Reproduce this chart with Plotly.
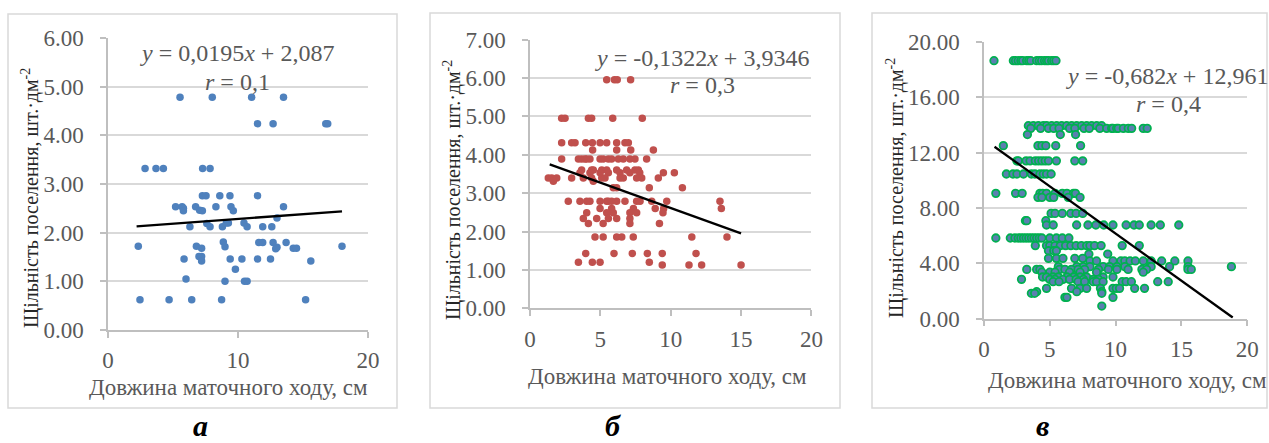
import plotly.graph_objects as go

W, H = 1269, 443

# ---------------- data ----------------
# Panel а
xa = [5.54, 8.02, 11.05, 13.5,
      11.5, 12.7, 16.75, 16.9,
      2.85, 3.69, 4.26, 7.28, 7.85,
      7.26, 7.54, 8.6, 9.38, 11.5,
      5.2, 5.7, 5.8, 6.74, 8.3, 9.46, 13.5,
      5.8, 7.05, 7.26, 9.64,
      13.0,
      7.6, 7.85, 6.3, 8.8, 9.26, 9.1, 10.46, 10.7, 11.9, 12.6,
      2.33, 6.8, 7.2, 8.87, 9.0, 11.6, 11.9, 12.7, 13.0, 12.9, 13.7, 14.25, 14.5, 18.0,
      7.0, 7.2,
      5.85, 9.4, 10.3, 11.5, 12.5,
      7.2, 15.6,
      9.8, 6.0, 9.0, 10.5, 10.7,
      2.46, 4.7, 6.44, 8.74, 15.2]
ya = [4.78, 4.78, 4.78, 4.78,
      4.24, 4.24, 4.24, 4.24,
      3.32, 3.32, 3.32, 3.32, 3.32,
      2.76, 2.76, 2.76, 2.76, 2.76,
      2.53, 2.53, 2.50, 2.53, 2.53, 2.53, 2.53,
      2.45, 2.46, 2.45, 2.45,
      2.30,
      2.19, 2.12, 2.12, 2.12, 2.20, 2.20, 2.20, 2.12, 2.12, 2.12,
      1.72, 1.72, 1.68, 1.81, 1.71, 1.80, 1.80, 1.80, 1.70, 1.67, 1.80, 1.68, 1.68, 1.72,
      1.51, 1.51,
      1.46, 1.46, 1.46, 1.46, 1.46,
      1.42, 1.42,
      1.25, 1.05, 1.00, 1.00, 1.00,
      0.62, 0.62, 0.62, 0.62, 0.62]

# Panel б  (rows: density value -> list of lengths)
b_rows = [
    (5.95, [5.45, 6.0, 6.2, 7.15]),
    (4.95, [2.25, 2.49, 4.15, 4.38, 5.88, 7.98]),
    (4.31, [2.25, 2.96, 3.2, 3.96, 4.43, 4.98, 5.45, 6.16, 6.75, 6.99]),
    (4.12, [4.45, 6.16, 7.16, 8.77]),
    (3.89, [2.25, 3.44, 3.67, 3.9, 4.03, 4.26, 4.98, 5.2, 5.57, 5.8, 6.28, 6.63, 7.1, 7.46, 8.29]),
    (3.60, [3.67, 4.38, 4.5, 5.1, 5.45, 6.16, 6.87, 7.46, 7.7]),
    (3.53, [3.55, 4.26, 4.98, 5.57, 6.4, 7.1, 7.8, 9.48, 10.26]),
    (3.39, [1.3, 1.54, 1.9, 2.96, 3.79, 4.38, 5.1, 5.33, 6.4, 6.63, 7.58, 7.94, 9.12]),
    (3.31, [1.66, 4.5]),
    (3.14, [5.92, 6.16, 8.48, 10.83]),
    (2.79, [2.72, 3.55, 4.03, 4.26, 4.98, 5.45, 5.57, 5.8, 6.16, 6.75, 7.58, 7.82, 8.65, 9.72, 13.5]),
    (2.60, [4.98, 5.8, 7.35, 8.9, 9.5, 13.6]),
    (2.49, [4.03, 5.45, 5.92, 7.1, 7.58, 9.45]),
    (2.34, [3.79, 4.74, 5.57, 6.16, 7.1]),
    (2.21, [4.15, 5.2, 7.1, 9.2]),
    (1.86, [4.62, 5.2, 6.16, 6.52, 7.34, 11.5, 14.0]),
    (1.43, [3.96, 5.97, 7.27, 8.34, 9.4, 11.8]),
    (1.20, [3.44, 4.43, 4.98, 8.48]),
    (1.13, [9.4, 11.3, 12.2, 15.0]),
]
xb = [x for yv, xs in b_rows for x in xs]
yb = [yv for yv, xs in b_rows for x in xs]

# Panel в
c_rows = [
    (18.64, [0.76, 2.23, 2.4, 2.6, 2.8, 2.94, 3.24, 3.4, 3.55, 4.0, 4.2, 4.38, 4.6, 4.76, 4.9, 5.14, 5.3, 5.47]),
    (13.94, [3.37, 3.75, 4.13, 4.51, 4.76, 5.14, 5.52, 5.9, 6.28, 6.66, 7.04, 7.42, 7.8, 8.18, 8.56, 8.94]),
    (13.75, [3.55, 4.3, 4.9, 5.3, 5.7, 6.5, 6.9, 7.6, 8.0, 8.8, 9.32, 9.7, 9.8, 10.08, 10.2, 10.59, 10.96, 11.22, 12.1, 12.4]),
    (13.30, [3.3, 5.8, 6.96]),
    (12.50, [1.47, 4.1, 4.4, 4.7, 5.45, 7.34]),
    (11.40, [2.5, 2.6, 3.2, 3.5, 3.9, 4.15, 4.4, 4.65, 4.9, 5.5, 6.9, 7.5]),
    (10.45, [1.7, 2.2, 2.5, 3.0, 3.6, 3.87, 4.25, 4.5, 4.75, 5.1]),
    (9.05, [0.9, 2.4, 2.9, 4.25, 4.45, 4.75, 5.4, 5.95, 6.3, 6.8, 6.95]),
    (8.76, [4.1, 4.4, 5.0, 5.3, 6.4, 7.3]),
    (7.60, [5.1, 5.4, 5.95, 6.6, 7.0, 7.5]),
    (7.07, [3.15, 3.25, 4.7]),
    (6.76, [4.75, 5.26, 7.04, 7.9, 8.5, 9.1, 9.8, 10.8, 11.4, 11.8, 12.7, 13.4, 14.8]),
    (5.82, [0.9, 2.0, 2.35, 2.6, 2.8, 3.0, 3.2, 3.4, 3.6, 3.8, 4.0, 4.2, 4.4, 5.0, 5.5, 5.95, 6.45]),
    (5.27, [3.9, 4.75, 5.0, 5.4, 5.8, 6.2, 6.6, 7.0, 7.4, 7.8, 8.05, 8.4, 8.9, 10.5, 11.8]),
    (4.90, [4.9, 5.3, 5.5]),
    (4.66, [7.97, 9.4]),
    (4.35, [4.9, 5.5, 6.0, 6.9, 7.5]),
    (4.16, [8.05, 8.55, 9.8, 10.4, 10.7, 11.1, 11.5, 12.1, 12.7, 13.5, 14.5, 15.5]),
    (3.75, [5.65, 7.05, 7.55, 8.05, 9.05, 9.55, 10.1, 10.7, 12.6, 12.7, 14.1, 15.5, 18.8]),
    (3.55, [3.25, 4.0, 4.25, 5.75, 6.15, 6.65, 7.15, 7.65, 8.7, 9.45, 10.1, 10.95, 12.0, 12.35, 15.5, 15.75]),
    (3.35, [4.4, 5.0, 5.4, 6.5, 7.3, 8.55, 12.1]),
    (3.00, [4.45, 4.75, 5.25, 5.65, 6.3, 6.8, 7.3, 7.8, 9.05, 9.8]),
    (2.83, [2.85, 5.0, 5.4, 6.0, 6.5, 7.0, 7.55, 8.3, 8.7]),
    (2.66, [5.25, 5.7, 7.15, 7.65, 8.3, 8.55, 9.05, 10.5, 10.8, 11.2, 13.2, 14.0]),
    (2.18, [4.75, 6.65, 7.3, 7.8, 8.85, 9.8, 10.05, 10.3, 11.45, 12.2]),
    (1.94, [4.0, 7.05, 8.95]),
    (1.82, [3.6, 3.85, 8.95]),
    (1.53, [6.15, 6.3, 9.8]),
    (0.90, [8.95]),
]
xc = [x for yv, xs in c_rows for x in xs]
yc = [yv for yv, xs in c_rows for x in xs]

# Trend lines (slope, intercept, x-start, x-end)
trend_a = (0.0195, 2.087, 2.2, 18.0)
trend_b = (-0.1322, 3.9346, 1.4, 15.0)
trend_c = (-0.682, 12.961, 0.8, 18.9)

eq_a = ["<i>y</i> = 0,0195<i>x</i> + 2,087", "<i>r</i> = 0,1"]
eq_b = ["<i>y</i> = -0,1322<i>x</i> + 3,9346", "<i>r</i> = 0,3"]
eq_c = ["<i>y</i> = -0,682<i>x</i> + 12,961", "<i>r</i> = 0,4"]

y_title = "Щільність поселення, шт.·дм<sup>-2</sup>"
x_title = "Довжина маточного ходу, см"
panel_labels = ["а", "б", "в"]

# ---------------- styling helpers ----------------
FONT = "Liberation Serif, Times New Roman, serif"
GRAY = "#595959"

def px(x):
    return x / W

def py(y):
    return 1 - y / H

fig = go.Figure()

def trend_xy(t):
    m, b, x0, x1 = t
    return [x0, x1], [m * x0 + b, m * x1 + b]

fig.add_trace(go.Scatter(x=xa, y=ya, mode="markers", xaxis="x", yaxis="y",
                         marker=dict(size=7.5, color="#4F81BD"), showlegend=False))
tx, ty = trend_xy(trend_a)
fig.add_trace(go.Scatter(x=tx, y=ty, mode="lines", xaxis="x", yaxis="y",
                         line=dict(color="black", width=2.3), showlegend=False))

fig.add_trace(go.Scatter(x=xb, y=yb, mode="markers", xaxis="x2", yaxis="y2",
                         marker=dict(size=7.5, color="#C0504D"), showlegend=False))
tx, ty = trend_xy(trend_b)
fig.add_trace(go.Scatter(x=tx, y=ty, mode="lines", xaxis="x2", yaxis="y2",
                         line=dict(color="black", width=2.3), showlegend=False))

fig.add_trace(go.Scatter(x=xc, y=yc, mode="markers", xaxis="x3", yaxis="y3",
                         marker=dict(size=7.5, color="#5B7FB0",
                                     line=dict(color="#00B050", width=1.8)),
                         showlegend=False))
tx, ty = trend_xy(trend_c)
fig.add_trace(go.Scatter(x=tx, y=ty, mode="lines", xaxis="x3", yaxis="y3",
                         line=dict(color="black", width=2.3), showlegend=False))

tickfont = dict(family=FONT, size=23, color=GRAY)

def xax(domain, anchor, dtick):
    return dict(domain=domain, anchor=anchor, range=[0, 20], dtick=dtick,
                showgrid=False, zeroline=False, showline=True,
                linecolor="#bfbfbf", linewidth=1.5, ticks="outside",
                ticklen=6, tickcolor="#bfbfbf", tickwidth=1.5,
                tickfont=tickfont, ticklabelstandoff=3, fixedrange=True,
                automargin=False)

def yax(domain, anchor, rng, dtick):
    return dict(domain=domain, anchor=anchor, range=rng, dtick=dtick,
                tickformat=".2f", showgrid=True, gridcolor="#d9d9d9",
                gridwidth=1.5, zeroline=False, showline=True,
                linecolor="#bfbfbf", linewidth=1.5, ticks="outside",
                ticklen=6, tickcolor="#bfbfbf", tickwidth=1.5,
                tickfont=tickfont, ticklabelstandoff=12, fixedrange=True,
                automargin=False)

A = dict(x0=108, x1=368, y0=330, y1=38)
B = dict(x0=530, x1=811.4, y0=308.3, y1=39.5)
C = dict(x0=984, x1=1247.2, y0=318.5, y1=41.9)

fig.update_layout(
    width=W, height=H, margin=dict(l=0, r=0, t=0, b=0, autoexpand=False),
    paper_bgcolor="white", plot_bgcolor="white",
    xaxis=xax([px(A["x0"]), px(A["x1"])], "y", 10),
    yaxis=yax([py(A["y0"]), py(A["y1"])], "x", [0, 6], 1),
    xaxis2=xax([px(B["x0"]), px(B["x1"])], "y2", 5),
    yaxis2=yax([py(B["y0"]), py(B["y1"])], "x2", [0, 7], 1),
    xaxis3=xax([px(C["x0"]), px(C["x1"])], "y3", 5),
    yaxis3=yax([py(C["y0"]), py(C["y1"])], "x3", [0, 20], 4),
)

for (x0, x1, y0, y1) in [(8, 397, 14, 408), (430, 840, 13, 408), (872, 1267, 13, 408)]:
    fig.add_shape(type="rect", xref="paper", yref="paper",
                  x0=px(x0), x1=px(x1), y0=py(y1), y1=py(y0),
                  line=dict(color="#d9d9d9", width=1.5), fillcolor="rgba(0,0,0,0)",
                  layer="below")

def ann(text, x, y, size, color=GRAY, angle=0, yanchor="middle", **kw):
    fig.add_annotation(text=text, xref="paper", yref="paper", x=px(x), y=py(y),
                       showarrow=False, textangle=angle,
                       font=dict(family=FONT, size=size, color=color),
                       xanchor="center", yanchor=yanchor, **kw)

ann(eq_a[0], 237, 53, 24)
ann(eq_a[1], 237, 82, 24)
ann(eq_b[0], 702, 58, 24)
ann(eq_b[1], 702, 85, 24)
ann(eq_c[0], 1167, 76, 24)
ann(eq_c[1], 1168, 104, 24)

ann(x_title, 228, 387, 23)
ann(x_title, 667, 376, 23)
ann(x_title, 1127, 380, 23)
ann(y_title, 30, 198, 20, color="#262626", angle=-90)
ann(y_title, 452, 190, 20, color="#262626", angle=-90)
ann(y_title, 895, 188, 20, color="#262626", angle=-90)

for lab, x in zip(panel_labels, [200, 613, 1042]):
    ann("<b><i>" + lab + "</i></b>", x, 443, 30, color="black", yanchor="bottom",
        borderpad=0)

fig.write_html(
    "out.html",
    config={"displayModeBar": False},
    post_script="document.body.style.margin='0';document.body.style.overflow='hidden';",
)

::::::::::

DIRECTIONS FOR THIS TASK. Exactly as written, please give again the lines from the beginning of the listing through the line containing "W, H = 1269, 443", inclusive, without any pictures.

ANSWER BELOW.
Reproduce this chart with Plotly.
import plotly.graph_objects as go

W, H = 1269, 443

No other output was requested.